Symantec (SYMC) has fallen around 21.0% since the start of May. The stock is down over 17.0% since April this year, when we identified it as overvalued. Symantec stock had gained almost 28.0% in the first four months of this year and the stock is up just 1.3% since the start of 2019 as a result of this pullback.
Symantec shares are trading at $19.08, which is 23.0% below its 52-week high. SYMC stock has gained just over 2% annually in the last five years. Comparatively, its sales have fallen 6.6% while earnings have declined 3.7% annually in the last five years.
What drove Symantec stock lower last month?
Symantec announced its fourth quarter results (year ending in March) last month and reported sales of $1.195 billion, a fall of 2.2% YoY. Adjusted earnings per share were $0.39, a fall of 11.4% YoY. Wall Street estimated sales of $1.205 billion and EPS of $0.39 from Symantec.
Symantec blamed weak sales in the enterprise security segment for the revenue miss. The company estimated sales between $4.76 billion and $4.90 billion in 2020 with adjusted EPS between $1.65 and $1.80. Wall Street expected sales of $4.97 billion and EPS of $1.71 in fiscal 2020.

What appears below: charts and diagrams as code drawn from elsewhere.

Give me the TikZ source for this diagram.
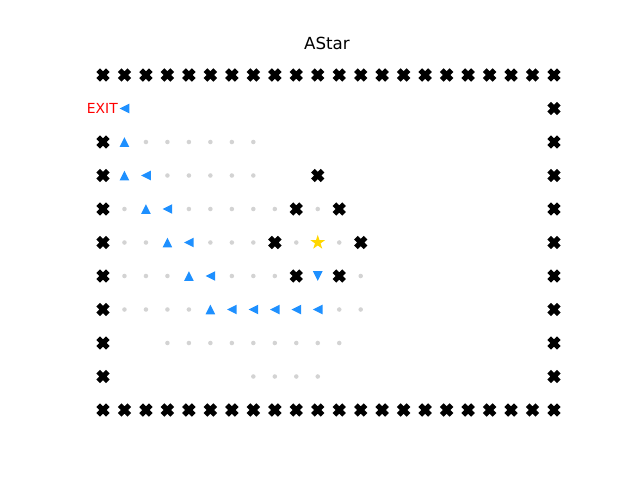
\documentclass[tikz,border=0pt]{standalone}
\usepackage{fontspec}
\setmainfont{DejaVu Sans}
\usetikzlibrary{shapes.geometric}
\definecolor{mblue}{HTML}{1E90FF}
\definecolor{mgold}{HTML}{FFD700}
\definecolor{mgray}{HTML}{D3D3D3}
\begin{document}
\begin{tikzpicture}[x=0.75pt,y=-0.75pt,
  cell/.style={inner sep=0pt, minimum size=13.5pt, draw=none},
  wall/.style={cell, path picture={\fill[black,shift={(path picture bounding box.center)}]
     (3.0,6.7) -- (6.7,3.0) -- (-3.0,-6.7) -- (-6.7,-3.0) -- cycle
     (-3.0,6.7) -- (6.7,-3.0) -- (3.0,-6.7) -- (-6.7,3.0) -- cycle;}},
  upt/.style={cell, path picture={\fill[mblue,shift={(path picture bounding box.center)}] (0,-4.8) -- (4.8,4.8) -- (-4.8,4.8) -- cycle;}},
  leftt/.style={cell, path picture={\fill[mblue,shift={(path picture bounding box.center)}] (-4.8,0) -- (4.8,-4.8) -- (4.8,4.8) -- cycle;}},
  downt/.style={cell, path picture={\fill[mblue,shift={(path picture bounding box.center)}] (0,4.8) -- (4.8,-4.8) -- (-4.8,-4.8) -- cycle;}},
  dot/.style={circle, fill=mgray, inner sep=0pt, minimum size=3.4pt, draw=none},
  goal/.style={star, star points=5, star point ratio=2.618, fill=mgold, draw=none, inner sep=0pt, minimum size=11.5pt},
  title/.style={font=\fontsize{12.5pt}{15pt}\selectfont, text=black},
  exitlabel/.style={font=\fontsize{10.4pt}{12pt}\selectfont, text=red, inner sep=0pt}
]
\useasboundingbox (0,0) rectangle (640,480);
\def\cx#1{{103+21.476*(#1)}}
\def\cy#1{{75+33.5*(#1)}}
% title
\node[title] (ttl) at (327,43) {AStar};
% walls: top and bottom rows
\foreach \i in {0,...,21} {
  \node[wall] (wt-\i) at (\cx{\i},\cy{0}) {};
  \node[wall] (wb-\i) at (\cx{\i},\cy{10}) {};
}
% right column
\foreach \j in {1,...,9} { \node[wall] (wr-\j) at (\cx{21},\cy{\j}) {}; }
% left column
\foreach \j in {2,...,9} { \node[wall] (wl-\j) at (\cx{0},\cy{\j}) {}; }
% inner walls
\foreach \i/\j in {10/3,9/4,11/4,8/5,12/5,9/6,11/6} { \node[wall] (wi-\i-\j) at (\cx{\i},\cy{\j}) {}; }
% explored dots
\foreach \i/\j in {2/2,3/2,4/2,5/2,6/2,7/2,
  3/3,4/3,5/3,6/3,7/3,
  1/4,4/4,5/4,6/4,7/4,8/4,10/4,
  1/5,2/5,5/5,6/5,7/5,9/5,11/5,
  1/6,2/6,3/6,6/6,7/6,8/6,12/6,
  1/7,2/7,3/7,4/7,11/7,12/7,
  3/8,4/8,5/8,6/8,7/8,8/8,9/8,10/8,11/8,
  7/9,8/9,9/9,10/9} {
  \node[dot] (d-\i-\j) at (\cx{\i},\cy{\j}) {};
}
% path arrows
\foreach \i/\j in {1/2,1/3,2/4,3/5,4/6,5/7} { \node[upt] (u-\i-\j) at (\cx{\i},\cy{\j}) {}; }
\foreach \i/\j in {1/1,2/3,3/4,4/5,5/6,6/7,7/7,8/7,9/7,10/7} { \node[leftt] (l-\i-\j) at (\cx{\i},\cy{\j}) {}; }
\node[downt] (dn-10-6) at (\cx{10},\cy{6}) {};
% start star
\node[goal] (start) at (\cx{10},\cy{5}) {};
% exit label
\node[exitlabel, anchor=east] (exit) at (118,108) {EXIT};
\end{tikzpicture}
\end{document}
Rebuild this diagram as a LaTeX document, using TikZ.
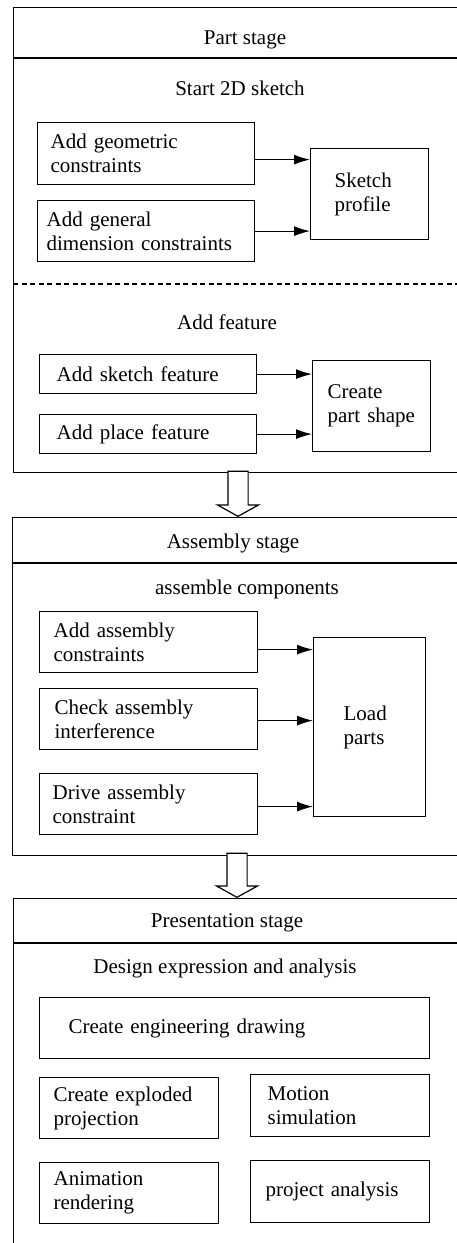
\documentclass[tikz,border=0pt]{standalone}
\usepackage{fontspec}
\setmainfont{Liberation Serif}
\usetikzlibrary{arrows.meta,shapes.arrows}

\begin{document}
\begin{tikzpicture}[x=1pt,y=-1pt,>={Latex[length=16pt,width=10pt]},line width=1.2pt,
  font=\fontsize{21pt}{24pt}\selectfont,
  stageframe/.style={draw,anchor=north west,inner sep=0pt},
  taskbox/.style={draw,anchor=north west,align=left,inner ysep=0pt},
  stagearrow/.style={draw,fill=white,single arrow,shape border rotate=270,anchor=tip,inner sep=9.5pt,
    minimum height=45pt,single arrow head extend=10.5pt,single arrow tip angle=122}]
\useasboundingbox (0,0) rectangle (457,1243);
\clip (0,0) rectangle (457,1243);

\node[stageframe,minimum width=457pt,minimum height=465pt] at (13,7) (partstage) {};
\node[stageframe,minimum width=458pt,minimum height=338pt] at (12,517) (assystage) {};
\node[stageframe,minimum width=457pt,minimum height=370pt] at (13,898) (presstage) {};
\draw (13,58) -- (470,58);
\draw (12,563) -- (470,563);
\draw (13,943) -- (470,943);
\draw[dash pattern=on 5pt off 3.5pt] (13,284) -- (470,284);

\node at (245,40) (parttitle) {Part stage};
\node at (240,88) (sketchtitle) {Start 2D sketch};
\node at (227,322) (featuretitle) {Add feature};
\node at (233,543) (assytitle) {Assembly stage};
\node at (247,589) (compstitle) {assemble components};
\node at (227,923) (prestitle) {Presentation stage};
\node at (225,968) (designtitle) {Design expression and analysis};

\node[taskbox,text width=191pt,inner xsep=13pt,minimum height=62pt] at (37,122) (geomcon) {Add geometric\\constraints};
\node[taskbox,text width=199pt,inner xsep=9pt,minimum height=61pt] at (37,200) (dimcon) {Add general\\dimension constraints};
\node[taskbox,text width=70pt,inner xsep=24pt,minimum height=91pt] at (310,148) (sketchprofile) {Sketch\\profile};
\node[taskbox,text width=183pt,inner xsep=17pt,minimum height=39pt] at (39,354) (sketchfeat) {Add sketch feature};
\node[taskbox,text width=183pt,inner xsep=17pt,minimum height=39pt] at (39,414) (placefeat) {Add place feature};
\node[taskbox,text width=88pt,inner xsep=15pt,minimum height=91pt] at (312,360) (partshape) {Create\\part shape};

\node[taskbox,text width=190pt,inner xsep=14pt,minimum height=61pt] at (39,611) (assycon) {Add assembly\\constraints};
\node[taskbox,text width=188pt,inner xsep=15pt,minimum height=61pt] at (39,688) (interf) {Check assembly\\interference};
\node[taskbox,text width=192pt,inner xsep=13pt,minimum height=61pt] at (39,773) (drive) {Drive assembly\\constraint};
\node[taskbox,text width=52pt,inner xsep=30pt,minimum height=179pt] at (313,637) (loadparts) {Load\\parts};

\node[taskbox,text width=332pt,inner xsep=29pt,minimum height=61pt] at (39,997) (engdraw) {Create engineering drawing};
\node[taskbox,text width=151pt,inner xsep=14pt,minimum height=61pt] at (39,1077) (exploded) {Create exploded\\projection};
\node[taskbox,text width=145pt,inner xsep=17pt,minimum height=62pt] at (250,1074) (motion) {Motion\\simulation};
\node[taskbox,text width=151pt,inner xsep=14pt,minimum height=61pt] at (39,1162) (animation) {Animation\\rendering};
\node[taskbox,text width=149pt,inner xsep=15pt,minimum height=62pt] at (250,1160) (projanalysis) {project analysis};

\draw[->] ([yshift=-6pt]geomcon.east) -- ([yshift=-6pt]geomcon.east -| sketchprofile.west);
\draw[->] (dimcon.east) -- (dimcon.east -| sketchprofile.west);
\draw[->] (sketchfeat.east) -- (sketchfeat.east -| partshape.west);
\draw[->] (placefeat.east) -- (placefeat.east -| partshape.west);
\draw[->] ([yshift=-7.5pt]assycon.east) -- ([yshift=-7.5pt]assycon.east -| loadparts.west);
\draw[->] ([yshift=-1.5pt]interf.east) -- ([yshift=-1.5pt]interf.east -| loadparts.west);
\draw[->] ([yshift=-2.5pt]drive.east) -- ([yshift=-2.5pt]drive.east -| loadparts.west);

\node[stagearrow] at (assystage.north -| 238,0) (partarrow) {};
\node[stagearrow,minimum height=44pt] at (presstage.north -| 237,0) (assyarrow) {};
\end{tikzpicture}
\end{document}
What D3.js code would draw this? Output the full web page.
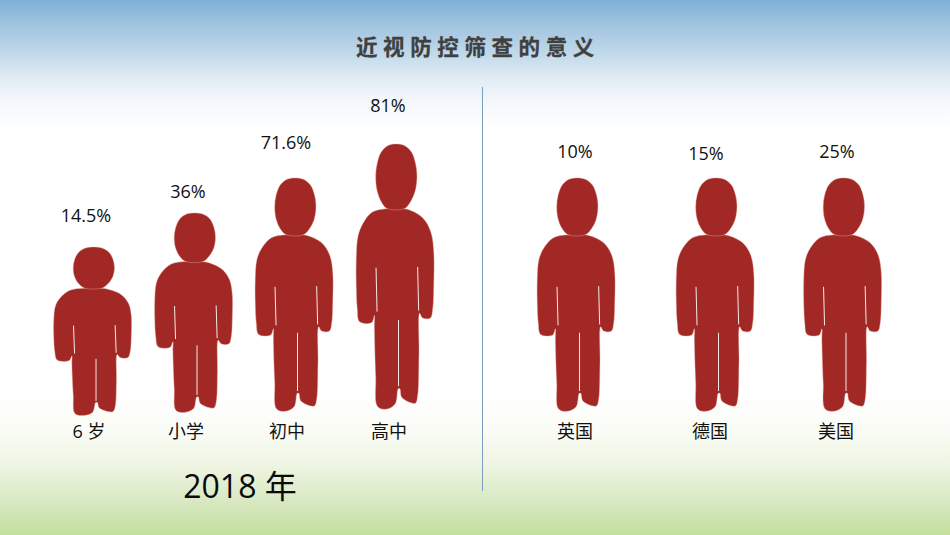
<!DOCTYPE html>
<html><head><meta charset="utf-8">
<script src="https://cdn.jsdelivr.net/npm/d3@7"></script>
<style>html,body{margin:0;padding:0;background:#fff}svg{display:block}</style>
</head><body><div id="c"></div>
<script>
const categories = ["6 岁","小学","初中","高中","英国","德国","美国"];
const rateLabels = ["14.5%","36%","71.6%","81%","10%","15%","25%"];
const relativeStature = [0.635,0.752,0.88,1,0.88,0.88,0.88];
const title = "近视防控筛查的意义";
const yearLabel = "2018 年";

const W=950,H=535;
const svg=d3.select("#c").append("svg").attr("width",W).attr("height",H);
const defs=svg.append("defs");
const g=defs.append("linearGradient").attr("id","bg").attr("x1",0).attr("x2",0).attr("y1",0).attr("y2",H).attr("gradientUnits","userSpaceOnUse");
[[0,"#7fb0d7"],[25,"#a0c4df"],[50,"#bdd6e8"],[80,"#e2edf5"],[100,"#f3f7fb"],[130,"#ffffff"],[395,"#ffffff"],[430,"#fafcf6"],[465,"#eef5e2"],[500,"#d9e9c4"],[535,"#c3df9c"]]
 .forEach(s=>g.append("stop").attr("offset",s[0]/H).attr("stop-color",s[1]));
svg.append("rect").attr("width",W).attr("height",H).attr("fill","url(#bg)");

// scales
const xFigure=d3.scaleOrdinal().domain(categories).range([92.5,193.5,294,395,576,715,842.5]);
const xLabel=d3.scaleOrdinal().domain(categories).range([89,186,287,389,575,710,836]);
const xRate=d3.scaleOrdinal().domain(categories).range([86,188,286,388,575,706,837]);
const yRate=d3.scaleOrdinal().domain(categories).range([216,192,143,106,152,154,152]);
const yFoot=d3.scaleOrdinal().domain(categories).range([416,413,412,410,412,412,412]);
const statureScale=d3.scaleLinear().domain([0,1]).range([0,266]);
const figW=77.5;

// silhouette drawn in a 231 x 703 design space (offset 22,25)
const bodyPts=[[112,196],[70,205],[42,235],[27,270],[22,330],[22,400],[25,460],[32,495],[68,497],[76,478],[76,510],[80,640],[85,718],[110,726],[138,712],[147,672],[152,672],[158,695],[198,710],[205,690],[209,580],[211,472],[220,485],[243,485],[250,460],[253,400],[253,310],[245,260],[225,225],[195,205],[165,196]];
const headPts=[[141,25],[165,29],[187,47],[199,78],[203,110],[198,148],[182,180],[165,196],[115,196],[98,180],[84,148],[80,110],[84,78],[96,47],[117,29]];
const slits=[[[81,352],[84,468]],[[205,350],[208,465]],[[148,490],[148,665]]];

categories.forEach((c,i)=>{
  const h=statureScale(relativeStature[i]);
  const foot=yFoot(c), cx=xFigure(c);
  const sx=d3.scaleLinear().domain([22,253]).range([cx-figW/2,cx+figW/2]);
  const sy=d3.scaleLinear().domain([25,728]).range([foot-h,foot]);
  const closed=d3.line().x(d=>sx(d[0])).y(d=>sy(d[1])).curve(d3.curveCatmullRomClosed.alpha(.5));
  const open=d3.line().x(d=>sx(d[0])).y(d=>sy(d[1]));
  const fig=svg.append("g");
  [bodyPts,headPts].forEach(p=>fig.append("path").attr("d",closed(p)).attr("fill","#a12824").attr("stroke","#e6aca4").attr("stroke-width",.6).attr("stroke-opacity",.7));
  slits.forEach(s=>fig.append("path").attr("d",open(s)).attr("stroke","#fff").attr("stroke-width",.9).attr("fill","none"));
});

// divider
svg.append("line").attr("x1",482.5).attr("x2",482.5).attr("y1",87).attr("y2",491).attr("stroke","#7c9dbf").attr("stroke-width",1);

const latin='"Open Sans","Noto Sans CJK SC",sans-serif';
const cjk='"Noto Sans CJK SC",sans-serif';
svg.append("g").selectAll("text").data(categories).join("text")
 .attr("x",d=>xRate(d)).attr("y",d=>yRate(d)).attr("dy","0.35em").attr("text-anchor","middle")
 .attr("font-family",latin).attr("font-size",18).attr("fill","#111")
 .text((d,i)=>rateLabels[i]);
svg.append("g").selectAll("text").data(categories).join("text")
 .attr("x",d=>xLabel(d)).attr("y",432).attr("dy","0.35em").attr("text-anchor","middle")
 .attr("font-family",latin).attr("font-size",18).attr("fill","#111")
 .text(d=>d);
svg.append("text").attr("x",240).attr("y",487).attr("dy","0.35em").attr("text-anchor","middle")
 .attr("font-family",latin).attr("font-size",32).attr("fill","#0a0a0a").text(yearLabel);
svg.append("text").attr("x",356).attr("y",47.5).attr("dy","0.35em").attr("text-anchor","start")
 .attr("font-family",cjk).attr("font-weight",700).attr("font-size",21.5).attr("letter-spacing",5.6).attr("fill","#404040").attr("stroke","#404040").attr("stroke-width",.3).text(title);
</script></body></html>
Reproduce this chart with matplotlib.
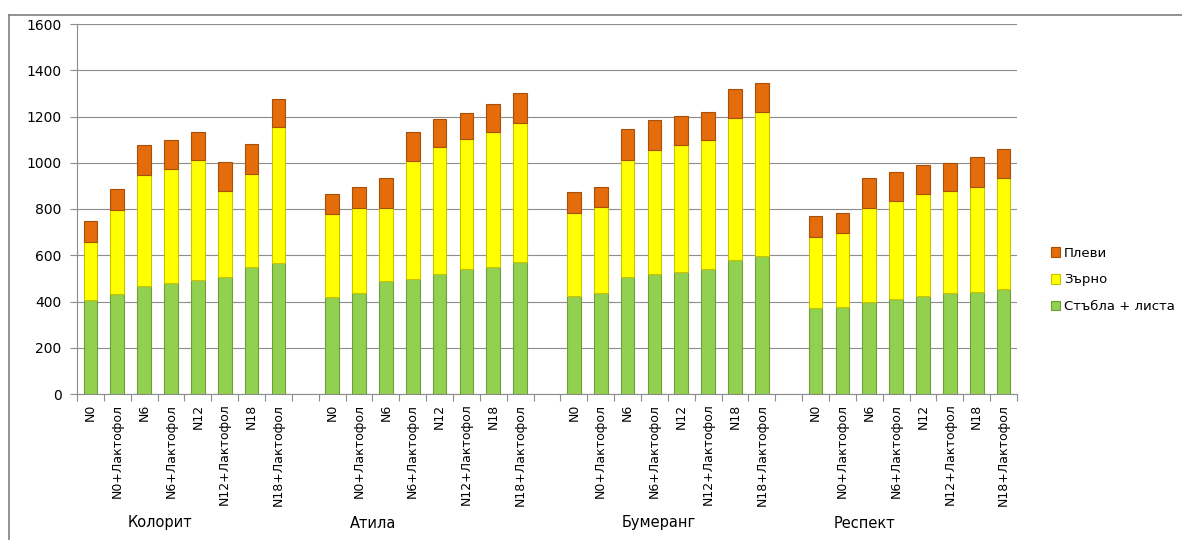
import matplotlib
matplotlib.use("Agg")
import matplotlib.pyplot as plt
import numpy as np

plt.rcParams['font.family'] = ['DejaVu Sans']

varieties = ["Колорит", "Атила", "Бумеранг", "Респект"]
treatments = ["N0", "N0+Лактофол", "N6", "N6+Лактофол", "N12", "N12+Лактофол", "N18", "N18+Лактофол"]

# Стъбла + листа (stems + leaves)
stems = [
    [405, 433, 469, 479, 495, 508, 550, 565],
    [419, 435, 488, 498, 520, 542, 549, 570],
    [425, 438, 504, 521, 527, 539, 579, 596],
    [370, 378, 400, 409, 425, 435, 439, 455],
]
# Зърно (grain)
grain = [
    [253, 362, 480, 496, 516, 368, 403, 589],
    [358, 368, 315, 509, 548, 559, 582, 600],
    [359, 369, 510, 533, 549, 559, 613, 623],
    [309, 317, 406, 424, 439, 441, 458, 478],
]
# Плеви (chaff)
chaff = [
    [90, 91, 128, 125, 124, 129, 128, 122],
    [87, 90, 129, 124, 123, 115, 125, 130],
    [90, 88, 134, 130, 124, 122, 125, 127],
    [89, 89, 130, 129, 125, 124, 126, 125],
]

yticks = [0, 200, 400, 600, 800, 1000, 1200, 1400, 1600]

col_green = "#92D050"
col_yellow = "#FFFF00"
col_orange = "#E46C0A"
edge_green = "#6E9E3A"
edge_yellow = "#C9C400"
edge_orange = "#A84F08"

fig = plt.figure(figsize=(11.82, 5.40), dpi=100)
W, H = 1182, 540
ax = fig.add_axes([77 / W, 1 - 394 / H, (1017 - 77) / W, (394 - 24) / H])

n_per = len(treatments)
xs, lab, s_all, g_all, c_all = [], [], [], [], []
for gi in range(len(varieties)):
    for ti in range(n_per):
        xs.append(gi * (n_per + 1) + ti)
        lab.append(treatments[ti])
        s_all.append(stems[gi][ti])
        g_all.append(grain[gi][ti])
        c_all.append(chaff[gi][ti])
xs = np.array(xs, dtype=float)
s_all = np.array(s_all)
g_all = np.array(g_all)
c_all = np.array(c_all)

bw = 0.51
b1 = ax.bar(xs, s_all, width=bw, color=col_green, edgecolor=edge_green, linewidth=0.8,
            label="Стъбла + листа", zorder=3)
b2 = ax.bar(xs, g_all, width=bw, bottom=s_all, color=col_yellow, edgecolor=edge_yellow,
            linewidth=0.8, label="Зърно", zorder=3)
b3 = ax.bar(xs, c_all, width=bw, bottom=s_all + g_all, color=col_orange, edgecolor=edge_orange,
            linewidth=0.8, label="Плеви", zorder=3)

n_slots = len(varieties) * (n_per + 1) - 1
ax.set_xlim(-0.5, n_slots - 0.5)
ax.set_ylim(0, 1600)
ax.set_yticks(yticks)
ax.set_yticklabels([str(v) for v in yticks], fontsize=10)
ax.yaxis.grid(True, color="#8C8C8C", linewidth=0.8, zorder=0)
ax.set_axisbelow(True)

ax.set_xticks(xs)
ax.set_xticklabels(lab, rotation=90, fontsize=9, va="top", ha="center")
ax.set_xticks(np.arange(-0.5, n_slots, 1.0), minor=True)
ax.tick_params(axis="x", which="major", length=0, pad=7)
ax.tick_params(axis="x", which="minor", length=5, color="#8C8C8C", width=0.8)
ax.tick_params(axis="y", length=5, color="#8C8C8C", width=0.8, pad=6)

for sp in ["top", "right"]:
    ax.spines[sp].set_visible(False)
for sp in ["left", "bottom"]:
    ax.spines[sp].set_color("#8C8C8C")
    ax.spines[sp].set_linewidth(0.8)

# group labels
group_px = [160, 373, 659, 864]
for name, px in zip(varieties, group_px):
    fig.text(px / W, 1 - 523 / H, name, ha="center", va="center", fontsize=10.5)

# legend
fig.legend(handles=[b3, b2, b1], labels=["Плеви", "Зърно", "Стъбла + листа"],
           loc="center left", bbox_to_anchor=(1044 / W, 1 - 280 / H), frameon=False,
           fontsize=9.5, handlelength=0.7, handleheight=0.7, handletextpad=0.3,
           labelspacing=1.05, borderpad=0)

# outer chart frame
fig.add_artist(plt.Line2D([9 / W, 1], [1 - 15 / H, 1 - 15 / H], color="#7F7F7F", linewidth=1.2,
                          transform=fig.transFigure))
fig.add_artist(plt.Line2D([9 / W, 9 / W], [0, 1 - 15 / H], color="#7F7F7F", linewidth=1.2,
                          transform=fig.transFigure))

fig.savefig("out.png", dpi=100)
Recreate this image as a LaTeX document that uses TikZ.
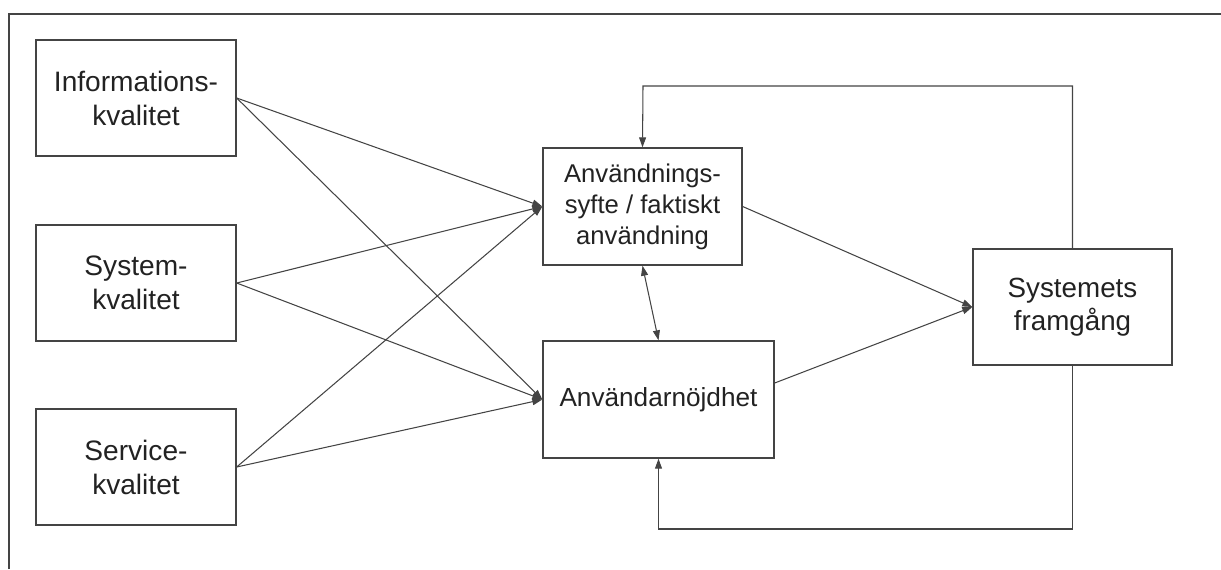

Further, CEO Greg Clark abruptly announced his resignation. A revenue miss in the fourth quarter, a lukewarm revenue estimate for fiscal 2020, and CEO resignation drove SYMC stock lower.
Is the stock undervalued?
SYMC stock is trading at a forward PE multiple of 10.3x. Comparatively, its earnings are estimated to rise by 7.5% this year and by 8.8% in 2021.
Its earnings are also expected to rise at a CAGR (compound annual growth rate) of 10.0% over the next five years. Symantec stock does not look too overvalued considering the PE multiple.
How does Wall Street view Symantec?
Out of the 29 analysts tracking Symantec, 11 recommend a “buy,” 16 recommend a “hold,” and two recommend a “sell.” The analysts have an average target price of $21.02, which indicates that the stock has an upside potential of 10.2% from current levels.